The goal of the Committee for Human Subjects Research (CHSR) is to protect the rights and welfare of all human beings that participate in research. The purpose of the committee is to review all research conducted by faculty, staff, and students (whether independent of or in conjunction with other institutions or groups) that involves human subjects or participants.
Download the policy here. The following document will spell out in detail the types of research that do and do not fall under the auspices of the committee. Submission of research proposals is voluntary, but faculty members are strongly encouraged to submit proposals for their work and the work of their students in electronic form to the current committee chair (chsr@hastings.edu), using the forms found here forms.
Committees that oversee research involving human subjects now exist at many institutions, and are mandatory if the institution (or a particular research project) receives federal grant money. While Hastings College does not currently have the obligation to be in compliance with the federal regulations, our goal is to have all research conducted at Hastings College follow the federal guidelines.

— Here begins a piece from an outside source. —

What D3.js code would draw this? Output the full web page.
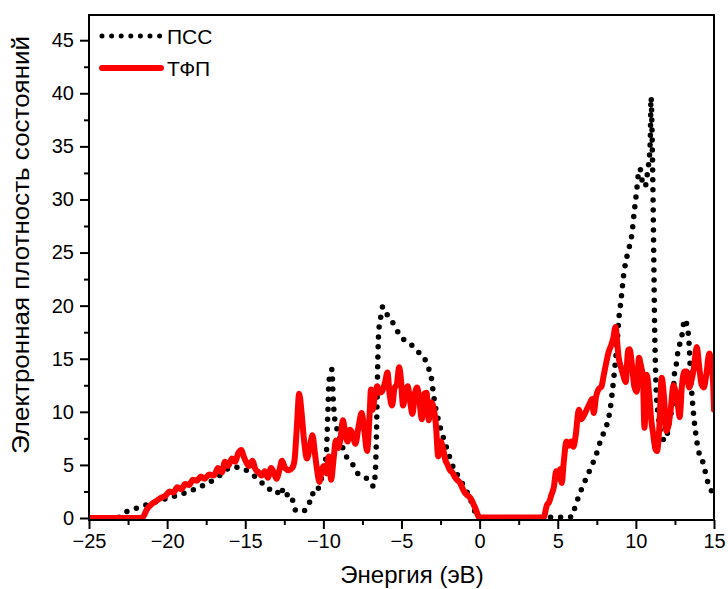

These guidelines are spelled out in the Code of Federal Regulations (Title 45, Part 46), implemented by the Office for the Protection of Human Subjects (OPHS), which is in turn overseen by the Department of Health and Human Services (DHHS). (For more information, please consult the relevant government websites, especially http://ohsr.od.nih.gov). With some revisions, the Code goes back to the 1974 National Research Act, which contained the first federal regulations to protect human subjects in the U.S. The Act can be traced historically to decades of debate on the ethics of human subject research that followed the establishment of the Nuremberg Code, the international legal response to the atrocities committed in the name of science at Nazi concentration camps during the Third Reich.